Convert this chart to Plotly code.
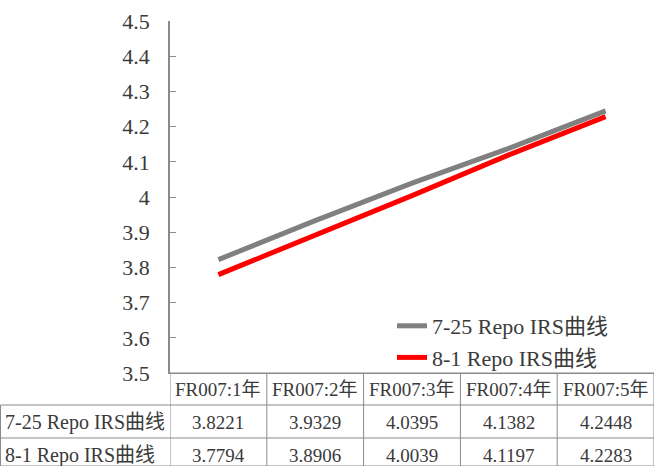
import plotly.graph_objects as go

# FR007 repo IRS curves, two fixing dates
tenors = ["FR007:1年", "FR007:2年", "FR007:3年", "FR007:4年", "FR007:5年"]
series_names = ["7-25 Repo IRS曲线", "8-1 Repo IRS曲线"]
irs_0725 = [3.8221, 3.9329, 4.0395, 4.1382, 4.2448]
irs_0801 = [3.7794, 3.8906, 4.0039, 4.1197, 4.2283]
y_ticks = [3.5, 3.6, 3.7, 3.8, 3.9, 4.0, 4.1, 4.2, 4.3, 4.4, 4.5]
y_ticktext = ["3.5", "3.6", "3.7", "3.8", "3.9", "4", "4.1", "4.2", "4.3", "4.4", "4.5"]

W, H = 654, 466
L, T, B = 170, 21, 373          # plot area edges in pixels
FONT = "'Liberation Serif', 'DejaVu Serif', 'Noto Sans CJK SC', serif"
TXT = "#3a3a3a"
GRID = "#8a8a8a"


def px_x(x):
    return (x - L) / (W - L)


def px_y(y):
    return (B - y) / (B - T)


fig = go.Figure()
fig.add_trace(go.Scatter(x=tenors, y=irs_0725, name=series_names[0], mode="lines",
                         line=dict(color="#808080", width=5)))
fig.add_trace(go.Scatter(x=tenors, y=irs_0801, name=series_names[1], mode="lines",
                         line=dict(color="#ff0000", width=5)))

# data table under the plot
row_top = [373, 405, 438]
row_bot = [405, 438, 466]
row_mid = [389.5, 422, 455]

shapes = []
# horizontal rules
shapes.append(dict(type="line", xref="paper", yref="paper", x0=0, x1=1,
                   y0=px_y(row_top[0]), y1=px_y(row_top[0])))
for yb in row_bot:
    shapes.append(dict(type="line", xref="paper", yref="paper", x0=px_x(0.5), x1=1,
                       y0=px_y(yb), y1=px_y(yb)))
# vertical rules between tenor columns
for i in range(len(tenors) + 1):
    shapes.append(dict(type="line", xref="x", yref="paper", x0=i - 0.5, x1=i - 0.5,
                       y0=px_y(row_top[0]), y1=px_y(H)))
# left edge of the series-name column
shapes.append(dict(type="line", xref="paper", yref="paper", x0=px_x(0.5), x1=px_x(0.5),
                   y0=px_y(row_top[1]), y1=px_y(H)))
for s in shapes:
    s["line"] = dict(color=GRID, width=1)

annotations = []
for t in tenors:
    annotations.append(dict(x=t, xref="x", y=px_y(row_mid[0]), yref="paper", text=t,
                            showarrow=False, xanchor="center", yanchor="middle",
                            font=dict(family=FONT, size=19, color=TXT)))
for r, (name, vals) in enumerate(zip(series_names, [irs_0725, irs_0801]), start=1):
    annotations.append(dict(x=px_x(3), xref="paper", y=px_y(row_mid[r]), yref="paper",
                            text=name, showarrow=False, xanchor="left", yanchor="middle",
                            font=dict(family=FONT, size=20, color=TXT)))
    for t, v in zip(tenors, vals):
        annotations.append(dict(x=t, xref="x", y=px_y(row_mid[r]), yref="paper",
                                text=f"{v:.4f}", showarrow=False,
                                xanchor="center", yanchor="middle",
                                font=dict(family=FONT, size=19, color=TXT)))

fig.update_layout(
    width=W, height=H,
    margin=dict(l=L, r=0, t=T, b=H - B),
    paper_bgcolor="white", plot_bgcolor="white",
    font=dict(family=FONT, color=TXT),
    xaxis=dict(type="category", range=[-0.5, 4.5], showticklabels=False, showgrid=False,
               showline=True, linecolor=GRID, linewidth=1, ticks="", zeroline=False),
    yaxis=dict(range=[3.5, 4.5], tickvals=y_ticks, ticktext=y_ticktext, showgrid=False,
               zeroline=False, showline=True, linecolor=GRID, linewidth=1.5,
               ticks="inside", ticklen=6, tickcolor=GRID, tickwidth=1,
               ticklabelstandoff=14, tickfont=dict(family=FONT, size=22, color=TXT)),
    legend=dict(x=px_x(392), xanchor="left", y=px_y(305), yanchor="top",
                bgcolor="rgba(0,0,0,0)", font=dict(family=FONT, size=22, color=TXT),
                itemwidth=30, tracegroupgap=0),
    shapes=shapes,
    annotations=annotations,
    showlegend=True,
)

fig.write_html("out.html")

****************

Reproduce only the lines from the beginning of the data through the line that contains "row_mid = [389.5, 422, 455]", both included, and please drop the pictures.

Written answer:
Convert this chart to Plotly code.
import plotly.graph_objects as go

# FR007 repo IRS curves, two fixing dates
tenors = ["FR007:1年", "FR007:2年", "FR007:3年", "FR007:4年", "FR007:5年"]
series_names = ["7-25 Repo IRS曲线", "8-1 Repo IRS曲线"]
irs_0725 = [3.8221, 3.9329, 4.0395, 4.1382, 4.2448]
irs_0801 = [3.7794, 3.8906, 4.0039, 4.1197, 4.2283]
y_ticks = [3.5, 3.6, 3.7, 3.8, 3.9, 4.0, 4.1, 4.2, 4.3, 4.4, 4.5]
y_ticktext = ["3.5", "3.6", "3.7", "3.8", "3.9", "4", "4.1", "4.2", "4.3", "4.4", "4.5"]

W, H = 654, 466
L, T, B = 170, 21, 373          # plot area edges in pixels
FONT = "'Liberation Serif', 'DejaVu Serif', 'Noto Sans CJK SC', serif"
TXT = "#3a3a3a"
GRID = "#8a8a8a"


def px_x(x):
    return (x - L) / (W - L)


def px_y(y):
    return (B - y) / (B - T)


fig = go.Figure()
fig.add_trace(go.Scatter(x=tenors, y=irs_0725, name=series_names[0], mode="lines",
                         line=dict(color="#808080", width=5)))
fig.add_trace(go.Scatter(x=tenors, y=irs_0801, name=series_names[1], mode="lines",
                         line=dict(color="#ff0000", width=5)))

# data table under the plot
row_top = [373, 405, 438]
row_bot = [405, 438, 466]
row_mid = [389.5, 422, 455]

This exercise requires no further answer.